Five hours later the rumbling abruptly stopped. An eerie silence lay over the neighborhood. I smelled pungent gasoline and exhaust. A cloud of dirt dust hung for the longest time, as thick as wool, dimming the sun. We still could not see a thing. My lungs ached with the dry dust, gasoline and burnt oil from the dozers.

Then I heard the men yelling to one another. They emerged from the black smoke -- faces filthy, hair coated with pine needles, plaid shirts soiled. They patted themselves off, high-fived each other, then drove away in their pick-ups. I was struck by how silent the pick-ups seemed compared to the abusive noise we had just experienced.

Now my entire family waited anxiously in the silence of the backyard as the dust slowly settled. Then we cringed at the awful destruction. Piles of felled trees extended acre upon acre. Roots were up-ended, holes in the ground looked like the aftermath of a bombing raid. I began to imagine the forest crying, hundreds of years of existence wiped out in a matter of hours. Yet to our utter surprise -- and joy -- two or three trees remained in each backyard, sometimes even four. In each front yard stood one big tree. The baby saplings Mom had wrapped were tenuously off to the sides, still standing, alone and thin, as if scared, but still alive. Each wore a fluttering yellow kerchief of survival. Piles of trees that were pushed to the sides towered above them. But we had won the battle of the trees. We had tied our yellow ribbons.

Today, when I visit my family, I like to walk outside to the backyard and look at the big trees that grace the sky. Indeed there are endless tract homes. The forest is gone. But in its place are the survivors, the trees saved by Mom. The saplings are now grown-up, and hundreds upon hundreds of trees still provide shade and homes to birds.

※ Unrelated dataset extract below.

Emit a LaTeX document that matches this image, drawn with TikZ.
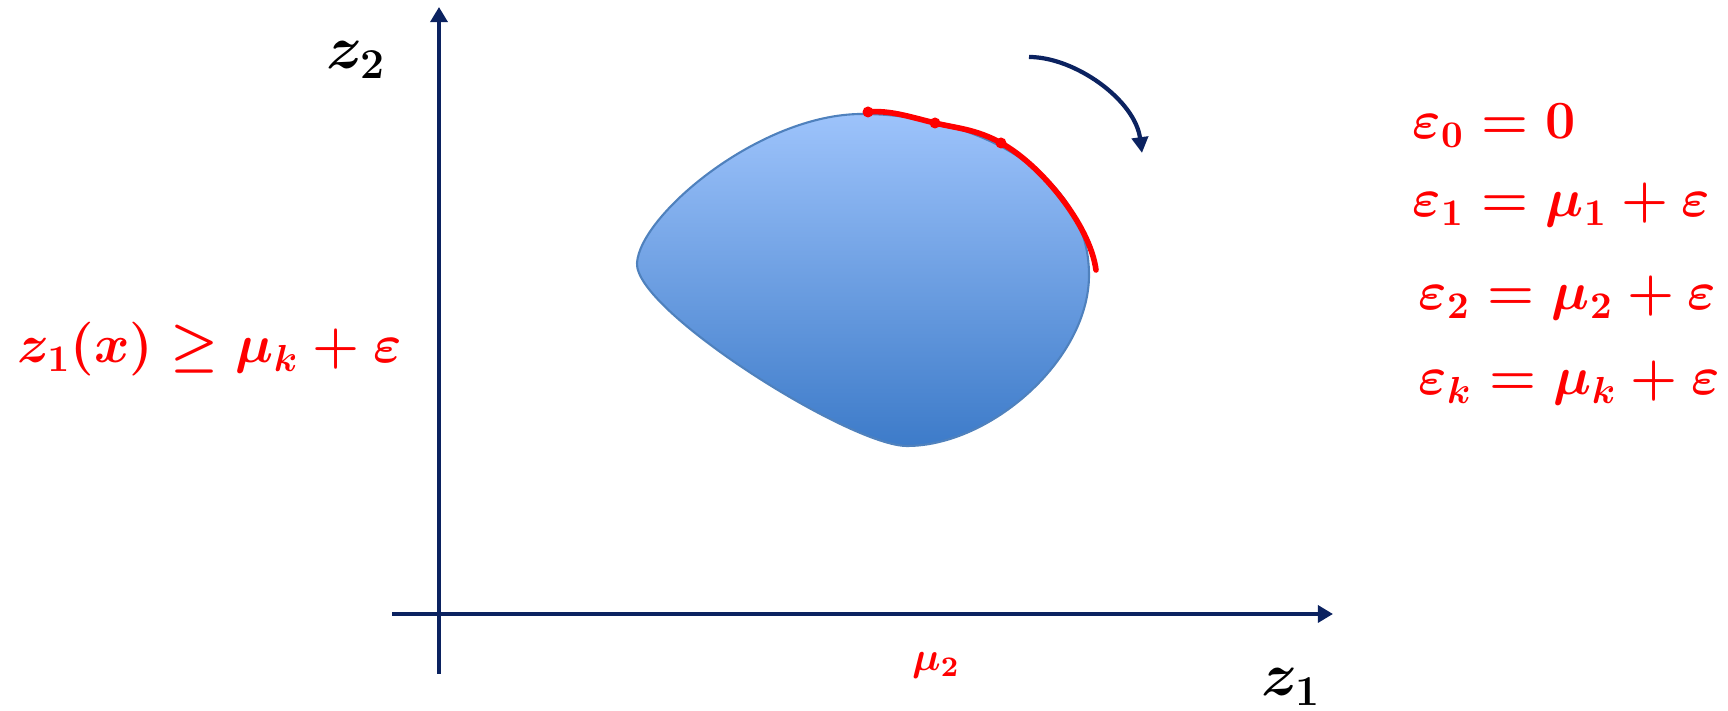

What she did might not be right for everyone. There is that side of the story. But in this case, the developer had refused to listen. Mom wanted to leave something for the animals and for the generations of people who would follow. What she did made an impression on me that I have never forgotten. She did not save the world, but she saved part of our world, and the results have lasted to this day.